Material is the Make-or-Break Factor

This is where decades in the shop matter. Casting plain carbon steel is one world; casting high-nickel or cobalt-based superalloys is another. The 'precision' in the process must account for the material's behavior. With something like Hastelloy X, the pouring temperature, shell preheat, and cooling rate need to be tightly orchestrated to avoid hot tearing and control grain structure. A minor deviation here doesn't just affect dimensions—it can crater mechanical properties.

We learned this the hard way early on with a batch of nickel-based alloy turbine seals. The dimensions were perfect, but the parts failed prematurely in thermal cycling. The issue traced back to an overly aggressive shell dewaxing process that created micro-cracks, which then propagated during solidification. The 'precision' was only skin-deep. It forced us to integrate the metallurgical outcome into our definition of process precision.

That's why at Qingdao Qiangsenyuan Technology Co., Ltd. (QSY), with our background handling everything from ductile iron to special alloys, the material selection and process planning are inseparable. You can't just take a stainless steel gating design and apply it to a cobalt alloy. The feed paths, risering, and chilling requirements are completely different to achieve soundness, which is the foundation of any real precision.

CNC Machining: The Necessary Partner to Casting

Anyone who claims you can achieve net-shape for every critical feature through casting alone is selling a fantasy. For true steel precision casting components, CNC machining is the essential finishing step. The casting gets you 95% there with the basic form; machining delivers the final datum surfaces, tight-tolerance bores, and threads. The synergy is key.

Our integrated approach—casting and machining under one roof—solves a major pain point: datum coordination. When we machine a cast steel part, we're often using cast reference surfaces that we ourselves designed into the pattern. This eliminates the 'finger-pointing' between foundry and machine shop when a tolerance stack-up occurs. We own the entire process chain.

A practical example is a pump housing we produce in duplex stainless steel. The as-cast body provides the complex internal volute.
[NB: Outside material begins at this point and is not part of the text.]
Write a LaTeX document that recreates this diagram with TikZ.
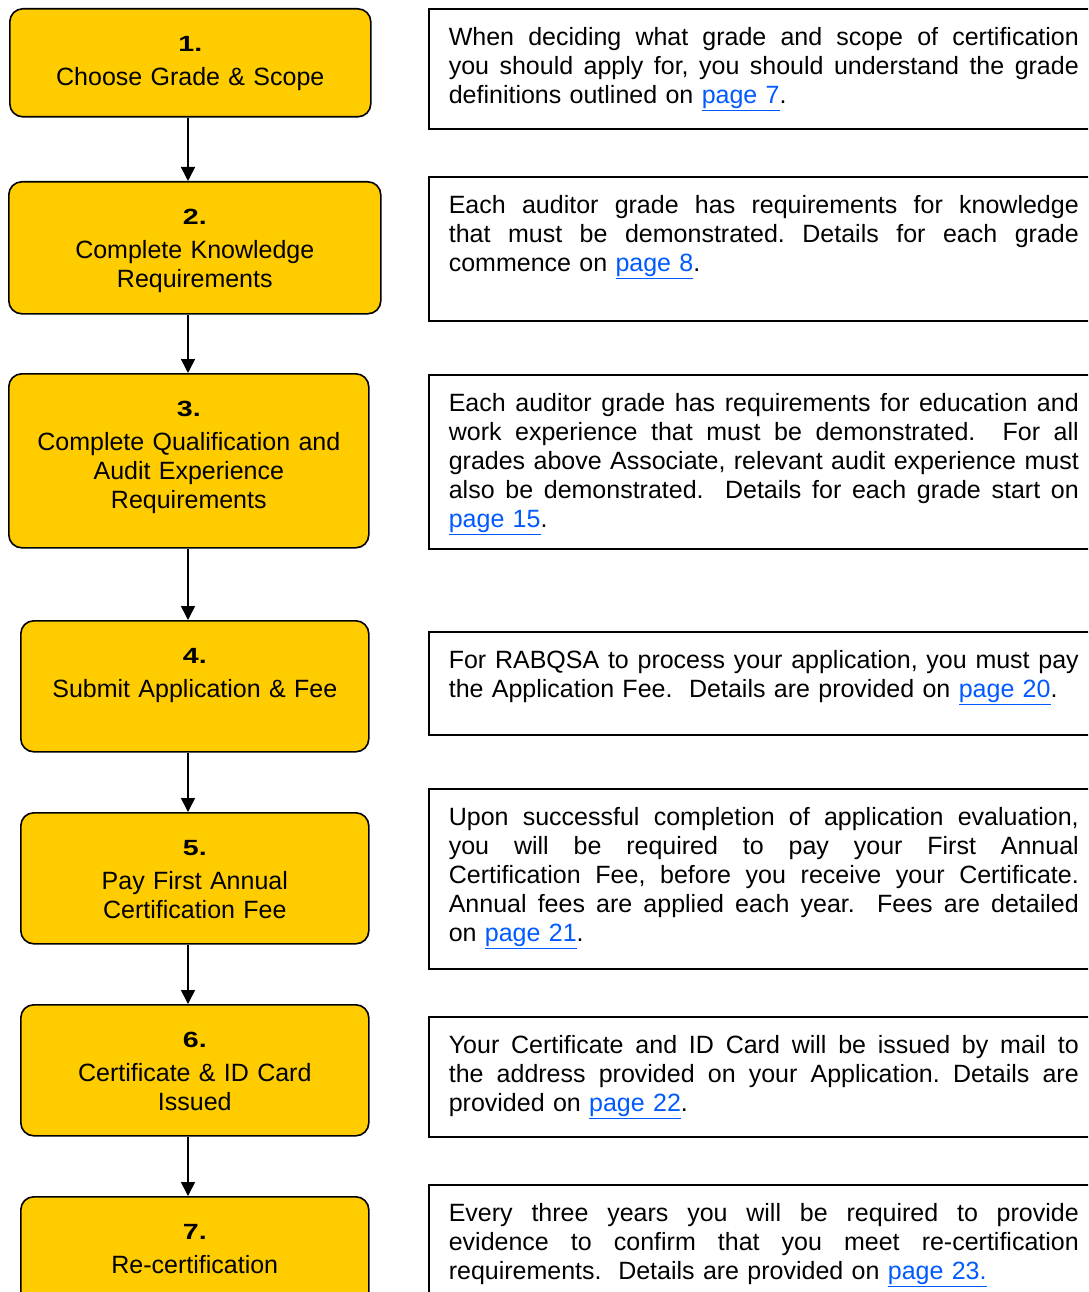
\documentclass[tikz,border=0pt]{standalone}
\usepackage{fontspec}
\setmainfont{Liberation Sans}
\usepackage{graphicx}
\usetikzlibrary{arrows.meta}
\definecolor{stepyellow}{HTML}{FFCC00}
\definecolor{linkblue}{RGB}{0,90,255}
\newcommand\stepnum[1]{\scalebox{1.3}[1]{\fontsize{22}{29}\selectfont\bfseries #1}}
\newcommand\lnk[1]{{\color{linkblue}\underline{#1}}}
\newcommand\jl[1]{\leavevmode\hbox to 630pt{\frenchspacing\spaceskip=0.278em plus 1fil minus 0.1em\relax #1}}
\tikzset{
  stepbox/.style={draw=black, line width=1.6pt, fill=stepyellow, rounded corners=13pt,
    inner xsep=0pt, inner ysep=0pt, align=center, anchor=north west,
    font=\fontsize{25}{29}\selectfont, text height=43pt},
  infobox/.style={draw=black, line width=1.6pt, inner xsep=20pt, inner ysep=0pt,
    text width=630pt, align=left, anchor=north west,
    font=\fontsize{25}{29}\selectfont, text height=37pt},
  flow/.style={-{Triangle[width=14pt,length=14pt]}, line width=1.6pt},
}
\begin{document}
\begin{tikzpicture}[x=1pt,y=-1pt]
\useasboundingbox (0,0) rectangle (1088,1292);
\clip (0,0) rectangle (1088,1292);
\fill[white] (0,0) rectangle (1088,1292);
\coordinate (ax) at (188,0);
% left step boxes
\node[stepbox, text width=361pt, text depth=65pt] (s1) at (9,8)
  {\stepnum{1.}\\[5pt]Choose Grade \& Scope};
\node[stepbox, text width=372pt, text depth=89pt] (s2) at (8,181)
  {\stepnum{2.}\\[5pt]Complete Knowledge\\Requirements};
\node[stepbox, text width=360pt, text depth=131pt] (s3) at (8,373)
  {\stepnum{3.}\\[5pt]Complete Qualification and\\Audit Experience\\Requirements};
\node[stepbox, text width=348pt, text depth=88pt] (s4) at (20,620)
  {\stepnum{4.}\\[5pt]Submit Application \& Fee};
\node[stepbox, text width=348pt, text depth=88pt] (s5) at (20,812)
  {\stepnum{5.}\\[5pt]Pay First Annual\\Certification Fee};
\node[stepbox, text width=348pt, text depth=88pt] (s6) at (20,1004)
  {\stepnum{6.}\\[5pt]Certificate \& ID Card\\Issued};
\node[stepbox, text width=348pt, text depth=88pt] (s7) at (20,1196)
  {\stepnum{7.}\\[5pt]Re-certification};
% connectors
\draw[flow] (s1.south -| ax) -- (s2.north -| ax);
\draw[flow] (s2.south -| ax) -- (s3.north -| ax);
\draw[flow] (s3.south -| ax) -- (s4.north -| ax);
\draw[flow] (s4.south -| ax) -- (s5.north -| ax);
\draw[flow] (s5.south -| ax) -- (s6.north -| ax);
\draw[flow] (s6.south -| ax) -- (s7.north -| ax);
% right info boxes
\node[infobox, text depth=83pt] (i1) at (428,8) {%
\jl{When deciding what grade and scope of certification}\\
\jl{you should apply for, you should understand the grade}\\
definitions outlined on \lnk{page 7}.};
\node[infobox, text depth=107pt] (i2) at (428,176) {%
\jl{Each auditor grade has requirements for knowledge}\\
\jl{that must be demonstrated. Details for each grade}\\
commence on \lnk{page 8}.};
\node[infobox, text depth=137pt] (i3) at (428,374) {%
\jl{Each auditor grade has requirements for education and}\\
\jl{work experience that must be demonstrated.\ \ For all}\\
\jl{grades above Associate, relevant audit experience must}\\
\jl{also be demonstrated.\ \ Details for each grade start on}\\
\lnk{page 15}.};
\node[infobox, text depth=66pt] (i4) at (428,631) {%
\jl{For RABQSA to process your application, you must pay}\\
the Application Fee.\ \ Details are provided on \lnk{page 20}.};
\node[infobox, text depth=143pt] (i5) at (428,788) {%
\jl{Upon successful completion of application evaluation,}\\
\jl{you will be required to pay your First Annual}\\
\jl{Certification Fee, before you receive your Certificate.}\\
\jl{Annual fees are applied each year.\ \ Fees are detailed}\\
on \lnk{page 21}.};
\node[infobox, text depth=83pt] (i6) at (428,1016) {%
\jl{Your Certificate and ID Card will be issued by mail to}\\
\jl{the address provided on your Application. Details are}\\
provided on \lnk{page 22}.};
\node[infobox, text depth=103pt] (i7) at (428,1184) {%
\jl{Every three years you will be required to provide}\\
\jl{evidence to confirm that you meet re-certification}\\
requirements.\ \ Details are provided on \lnk{page 23.}};
\end{tikzpicture}
\end{document}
Our CNC work then creates the precise flange faces, bolt holes, and shaft bore, ensuring perpendicularity and concentricity that a casting process alone could never guarantee. The precision is built through this combined method.

Where Good Enough is the Real Precision

Chasing ultra-tight tolerances on non-critical features is the quickest way to blow a budget. Real-world engineering is about allocating precision where it matters. I spend a lot of time with clients' design teams, often suggesting they loosen a casting tolerance from, say, ±0.5mm to ±0.8mm on a non-mating surface. That small change can shift a part from requiring a costly ceramic mold to a perfectly suitable shell mold process.

This isn't about cutting corners; it's about intelligent application. A textured as-cast surface might be perfectly acceptable for a structural interior, saving a machining operation. The precision is in making that correct value judgment. I've seen more projects succeed by smartly defining these requirements than by specifying the most advanced process on every line of the drawing.

It ties back to the full-service model. Because QSY handles both the casting and machining, we can provide unbiased advice on where to cast a feature to size and where to leave stock for machining. Our goal is to deliver a functional, reliable part at the optimal cost point, not to upsell the most expensive casting method available.

Looking at the Whole Process Chain

Finally, true precision in steel casting is a holistic control of the chain: pattern tooling, slurry control, melting practice, pouring, heat treatment, and final inspection. A lapse in any one area collapses the entire effort. Our 30-plus years have been about building robust controls at each stage, not just buying a fancy new furnace.

For example, maintaining consistent wax injection parameters is as critical as steel temperature control. A slightly distorted wax pattern will yield a distorted casting, no matter how precise your metal composition is. It's these behind-the-scenes disciplines that separate consistent producers from job shops.

In the end, steel precision casting isn't a single technology you order from a catalog. It's a manufacturing strategy. It's the informed selection of a molding process matched to a material and a design intent, followed by the necessary post-casting operations to meet the final spec. The precision lies as much in the planning and experience-based judgments as it does in the equipment. That's what turns a drawing on a screen into a reliable, high-performance component in the field.